Tsang’s analysis was restricted to two point sources, so the next step was to see if this technique could be generalized to cases of three or more, or even an unknown number of sources.
This was a much harder problem. “The process was quite excruciating,” Tsang says. As any physicist will tell you, problems get difficult quickly when you go from looking at how two objects interact to three or more—not to mention an unknown number. He wanted to solve this problem rigorously and completely, and that required learning math that few people have ever used and diving deep into the fundamental laws of quantum mechanics.
We don’t usually think of galaxies and stars as quantum objects, but remember that we “see” them one tiny bit of light at a time through a telescope. Light is a wave and a particle, and both of these properties work against us when it comes to resolving bright objects on an image. Explains Tsang, “the wave nature introduces blurring to an image, while the random arrival of photons on a camera introduces noise.”
Zhou and Jiang started out hoping that the measurement technique introduced by Tsang would bypass Rayleigh’s criterion for arbitrary imaging situations, but that didn’t go very well. “After we tried some examples and failed, we realized that instead of completely overcoming Rayleigh’s criterion, the new technique also has a resolution limit,” says Zhou. In other words, they realized there was still a limit to how close sources can be in order to be resolvable, but it has to do with quantum mechanics, not Rayleigh’s criterion. Their work described this limit and presented what they call “a modern description of Rayleigh’s criterion.”
When this result came out, Tsang was still elbow-deep in a thorough exploration of the topic. “Seeing their work just motivated me to work harder to reach the result using my method,” he explains. A few months later, he arrived at what he calls a more refined version of their result—a similar finding by way of a different approach.

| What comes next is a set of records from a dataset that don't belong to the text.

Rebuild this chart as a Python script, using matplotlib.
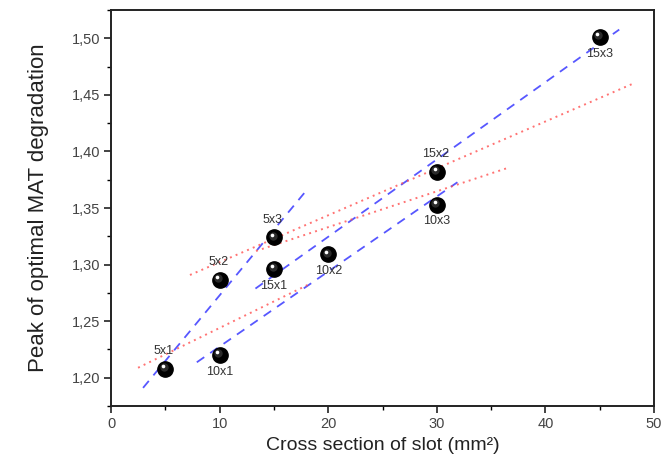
import numpy as np
import matplotlib
matplotlib.use("Agg")
import matplotlib.pyplot as plt
from matplotlib.ticker import MultipleLocator, FuncFormatter
from matplotlib.transforms import ScaledTranslation

plt.rcParams['font.family'] = ['Liberation Sans', 'DejaVu Sans']

# Data
labels = ["5x1", "5x2", "5x3", "10x1", "10x2", "10x3", "15x1", "15x2", "15x3"]
cross_section = [5, 10, 15, 10, 20, 30, 15, 30, 45]
peak = [1.208, 1.2864, 1.324, 1.220, 1.309, 1.3526, 1.296, 1.3817, 1.501]
label_above = [True, True, True, False, False, False, False, True, False]

# Groups (same slot width) for blue dashed fits, with drawn x-range
groups = [["5x1", "5x2", "5x3"], ["10x1", "10x2", "10x3"], ["15x1", "15x2", "15x3"]]
group_xrange = [(2.95, 17.9), (7.9, 31.9), (13.3, 46.8)]

# Red dotted trend lines
red_x0 = [7.27, 13.35, 2.49]
red_x1 = [47.97, 36.46, 18.3]
red_y0 = [1.2908, 1.312, 1.2088]
red_y1 = [1.4595, 1.3852, 1.2829]

fig = plt.figure(figsize=(6.62, 4.61), dpi=100)
ax = fig.add_axes([0.1677, 0.1193, 0.8202, 0.859])

idx = {l: i for i, l in enumerate(labels)}
for g, (xa, xb) in zip(groups, group_xrange):
    gx = np.array([cross_section[idx[l]] for l in g])
    gy = np.array([peak[idx[l]] for l in g])
    k, b = np.polyfit(gx, gy, 1)
    xs = np.array([xa, xb])
    ax.plot(xs, k * xs + b, color='#3a3aff', lw=1.3, ls=(0, (5, 4)), alpha=0.85, zorder=2)

for xa, xb, ya, yb in zip(red_x0, red_x1, red_y0, red_y1):
    ax.plot([xa, xb], [ya, yb], color='#ff5050', lw=1.4, ls=(0, (1, 2.2)), alpha=0.8, zorder=2)

# shiny black spheres
ax.plot(cross_section, peak, 'o', ms=11, color='black', mec='black', zorder=4)
off = ScaledTranslation(-1.0/72, 1.2/72, fig.dpi_scale_trans)
ax.plot(cross_section, peak, 'o', ms=6.0, color='#2a2a2a', mec='none', zorder=5,
        transform=ax.transData + off)
off2 = ScaledTranslation(-1.6/72, 2.0/72, fig.dpi_scale_trans)
ax.plot(cross_section, peak, 'o', ms=2.6, color='white', mec='none', zorder=6,
        transform=ax.transData + off2)

for l, x, y, up in zip(labels, cross_section, peak, label_above):
    if up:
        ax.annotate(l, (x, y), xytext=(-1, 8.5), textcoords='offset points', ha='center', va='bottom',
                    fontsize=9, color='#333333', zorder=7)
    else:
        ax.annotate(l, (x, y), xytext=(0, -7.5), textcoords='offset points', ha='center', va='top',
                    fontsize=9, color='#333333', zorder=7)

ax.set_xlim(0, 50)
ax.set_ylim(1.175, 1.525)
ax.xaxis.set_major_locator(MultipleLocator(10))
ax.xaxis.set_minor_locator(MultipleLocator(5))
ax.yaxis.set_major_locator(MultipleLocator(0.05))
ax.yaxis.set_minor_locator(MultipleLocator(0.025))
ax.yaxis.set_major_formatter(FuncFormatter(lambda v, p: f"{v:.2f}".replace('.', ',')))
ax.tick_params(which='major', direction='out', length=5, width=1.2, labelsize=10.5, colors='#222222',
               labelcolor='#444444', top=False, right=False, pad=3)
ax.tick_params(which='minor', direction='out', length=3, width=1.0, top=False, right=False)
for s in ax.spines.values():
    s.set_linewidth(1.4)
    s.set_color('#222222')

ax.set_xlabel('Cross section of slot (mm\u00b2)', fontsize=14, color='#222222', labelpad=4)
ax.set_ylabel('Peak of optimal MAT degradation', fontsize=16, color='#222222', labelpad=16)

fig.savefig('out.png', dpi=100)
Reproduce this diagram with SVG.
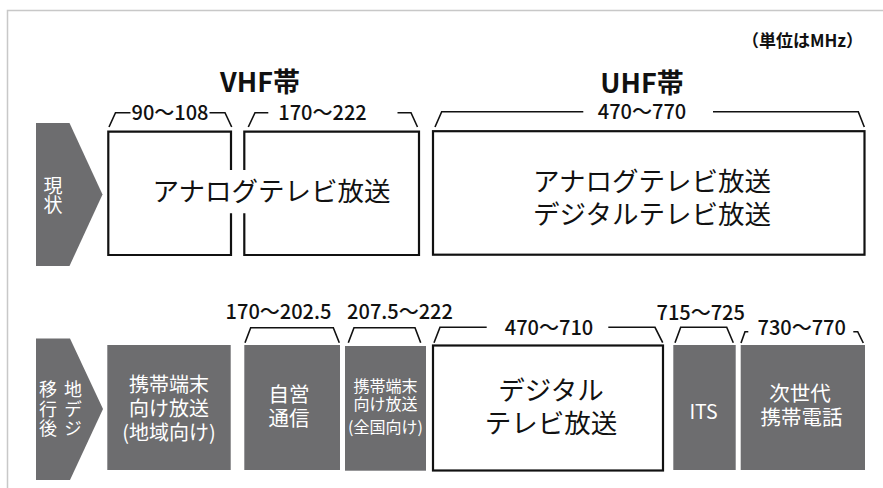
<svg xmlns="http://www.w3.org/2000/svg" width="883" height="488" viewBox="0 0 883 488">
<style>
text{font-family:"Noto Sans CJK JP","Noto Sans CJK SC",sans-serif;}
.frame{fill:none;stroke:#c8c8c8;stroke-width:1.5;}
.arrow{fill:#6d6d6f;}
.gbox{fill:#6d6d6f;}
.wbox{fill:#fff;stroke:#111;stroke-width:2.2;}
.edge{fill:none;stroke:#111;stroke-width:2.2;}
.br{fill:none;stroke:#111;stroke-width:1.6;stroke-linejoin:miter;}
.num{font-size:20px;font-weight:500;fill:#111;text-anchor:middle;}
.band{font-size:27px;font-weight:bold;fill:#111;text-anchor:middle;}
.big{font-size:26.5px;fill:#111;text-anchor:middle;}
.wt{fill:#fff;text-anchor:middle;}
.vt{fill:#fff;writing-mode:vertical-rl;text-anchor:start;}
</style>
<rect width="883" height="488" fill="#fff"/>
<path class="frame" d="M7.5,488 V10.5 H883"/>
<text x="802.5" y="47" style="font-size:17px;font-weight:bold;fill:#111;text-anchor:middle">（単位はMHz）</text>
<text class="band" x="260" y="92">VHF帯</text>
<text class="band" x="642" y="92.5">UHF帯</text>

<g id="label-now">
<polygon class="arrow" points="36,123 69.5,123 102.5,194.5 69.5,266 36,266"/>
<text class="vt" x="53" y="176" font-size="19" letter-spacing="0.5">現状</text>
</g>

<g id="vhf-analog">
<path class="edge" d="M231,170 V131.7 H108.3 V255 H231 V213.3"/>
<path class="edge" d="M244.3,170 V131.7 H419 V255 H244.3 V213.3"/>
<text class="big" x="271.5" y="201">アナログテレビ放送</text>
</g>

<g id="uhf-current">
<rect class="wbox" x="433" y="131.2" width="431.5" height="123.5"/>
<text class="big" x="652" y="191">アナログテレビ放送<tspan x="652" y="224">デジタルテレビ放送</tspan></text>
</g>

<g id="label-after">
<polygon class="arrow" points="36,338.5 70,338.5 103,409 70,480 36,480"/>
<text class="vt" x="48" y="380.5" font-size="18" letter-spacing="1.2">移行後</text>
<text class="vt" x="73" y="380.5" font-size="18" letter-spacing="1.2">地デジ</text>
</g>

<g id="mobile-local">
<rect class="gbox" x="107.3" y="345" width="123.4" height="125"/>
<text class="wt" x="169" y="392" font-size="20">携帯端末<tspan x="169" y="415.5">向け放送</tspan><tspan x="169" y="439.5">(地域向け)</tspan></text>
</g>

<g id="self-comm">
<rect class="gbox" x="244.3" y="345" width="95.7" height="125"/>
<text class="wt" x="289" y="402" font-size="20.5">自営<tspan x="289" y="425.5">通信</tspan></text>
</g>

<g id="mobile-national">
<rect class="gbox" x="345" y="346" width="81" height="124.7"/>
<text class="wt" x="385.5" y="391.5" font-size="16">携帯端末<tspan x="385.5" y="410">向け放送</tspan><tspan x="385.5" y="433">(全国向け)</tspan></text>
</g>

<g id="digital-tv">
<rect class="wbox" x="433" y="345.5" width="230" height="125"/>
<text class="big" x="551" y="400">デジタル<tspan x="551" y="433">テレビ放送</tspan></text>
</g>

<g id="its">
<rect class="gbox" x="673.3" y="345" width="62.4" height="125"/>
<text class="wt" x="703.5" y="418.5" font-size="19.5">ITS</text>
</g>

<g id="next-mobile">
<rect class="gbox" x="740.7" y="345" width="124.3" height="125"/>
<text class="wt" x="800" y="401" font-size="20.5">次世代<tspan x="801.5" y="424.5">携帯電話</tspan></text>
</g>

<g id="connectors">
<path class="br" d="M109,127 L115.5,112.7 H130.5 M209.5,112.7 H225 L231.7,127"/>
<path class="br" d="M248.3,127 L255,112.7 H268.3 M397.5,112.7 H411 L417.5,127"/>
<path class="br" d="M435,127 L441.7,111.7 H583.3 M713,111.7 H858.3 L864.3,127"/>
<path class="br" d="M245,342.7 L250.7,327.7 H333.3 L339.3,342.7"/>
<path class="br" d="M348.3,342.7 L354,327.7 H415 L420.7,342.7"/>
<path class="br" d="M434,342.7 L440,327.3 H486.7 M608.3,327.3 H655 L662.7,342.7"/>
<path class="br" d="M675,342.7 L680.7,327.3 H726.7 L733.3,342.7"/>
<path class="br" d="M741,343 L745,331.7 H748.3 M853.3,331.7 H857.7 L863.3,343"/>
<text class="num" x="170" y="120">90〜108</text>
<text class="num" x="322.5" y="120">170〜222</text>
<text class="num" x="642" y="119">470〜770</text>
<text class="num" x="278.5" y="319">170〜202.5</text>
<text class="num" x="400" y="319">207.5〜222</text>
<text class="num" x="549" y="335">470〜710</text>
<text class="num" x="700.7" y="320">715〜725</text>
<text class="num" x="801.7" y="335">730〜770</text>
</g>
</svg>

In the last few decades, better equipment and clever designs have allowed us to dramatically reduce the noise and blurriness in optical images, but the limit reported by Tsang, Zhou, and Jiang tells us that we can never completely eliminate those features, no matter how good our equipment is. Perhaps more importantly, it gives us something to strive for. “The good news is that current imaging systems are nowhere near the limit, and researchers have recently invented techniques that can reach it,” says Tsang.
So, what is the limit?
Rather than a value like the speed of light, the limit is a set of equations that take into account the quantum mechanical nature of light. To most people the equations looks like a code written in Greek letters and symbols, but to the trained eye, they inspire a path toward real technology with practical applications. Such tools could reveal details about the universe that have been there all along, but that we’ve never been able to resolve before.